Nick Catley on his chance encounter with a not-so Watford legend

 

As a Watford supporter for 40 years, plenty of them spent in West Herts, you’d think I’d be bumping into Watford players all the time. But until Halloween 2017, excluding pre-planned events (open days, book signings and so on), I never had.

Partly that’s chance, and partly it’s my poor memory for faces (not handy as a teacher – luckily most kids seem to be called Oliver or Emily at the moment). More than that, though, I’ve always believed you should never meet your heroes. And with the best will in the world, my brush with a footballer didn’t test that maxim much.

I was sitting in the stand at Sutton Coldfield Town on a Tuesday night, as you do. Earwigging conversations at non-League football is a constant joy, whether they’re about internal club politics (Charlie means well, but he hasn’t got a clue), Margaret’s leg (they had to operate before it went gangrenous), or even, just occasionally, the game itself (how many TIMES, Jonah?) On this occasion, though, someone was talking about playing for Nottingham Forest, and I tuned in a little more closely. He then mentioned a move to Watford, and had I been a cartoon character, ear trumpets would have sprouted from my head, accompanied by a klaxon.

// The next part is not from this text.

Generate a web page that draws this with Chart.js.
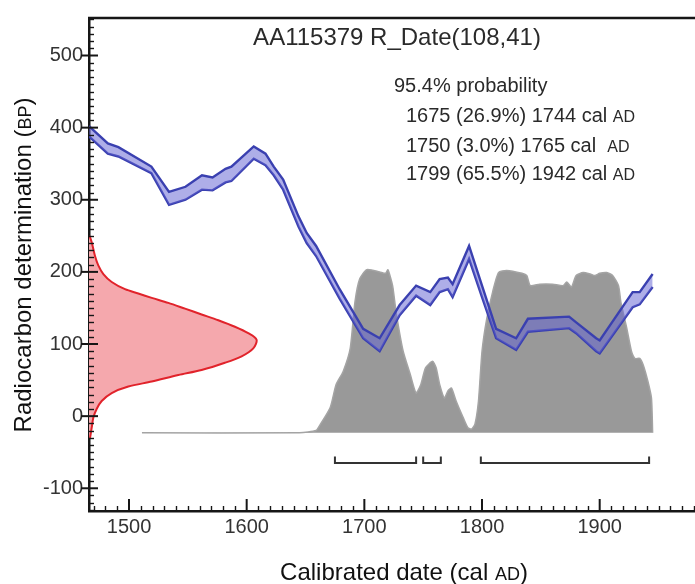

He’d apparently moved on our promotion to the Premier League because (quite reasonably) the money was good, and by this stage I knew I must have seen him play at some point. I did that thing of looking behind me at an unspecified point towards the back of the stand, then casually flicking my eyes across so he didn’t know I was staring (he knew I was staring). But still not a clue. However, a quick Google of the details revealed Des Lyttle was sitting behind me.

I immediately demonstrated why I’d decided not to meet any players previously, garbling a hello and incoherently recounting my one memory of his time at Watford – a fizzing volley against Liverpool which just cleared the bar, but would have rivalled Van Basten at his finest if just a few inches lower (I wouldn’t believe me either, but I’ve checked the highlights and it’s true). I asked him for my first-ever selfie – I still don’t know why, really – and he generously posed. Of course, I botched the encounter further by messing up the photo, meaning I had to ask him to smile inanely again – which, to his eternal credit, he did.

Shortly afterwards I slunk off like a repentant dog leaving the scene of a broken vase, feeling that Des might not want everything he said analysed by some bloke who couldn’t operate his own phone. But rather than remembering him as the kind of player you end up with when faced with a very short close-season following promotion, I now think of his kindness on a cold night in Sutton Coldfield. I still don’t want to meet my heroes, but maybe in future I’ll say hello to those who don’t quite meet that description.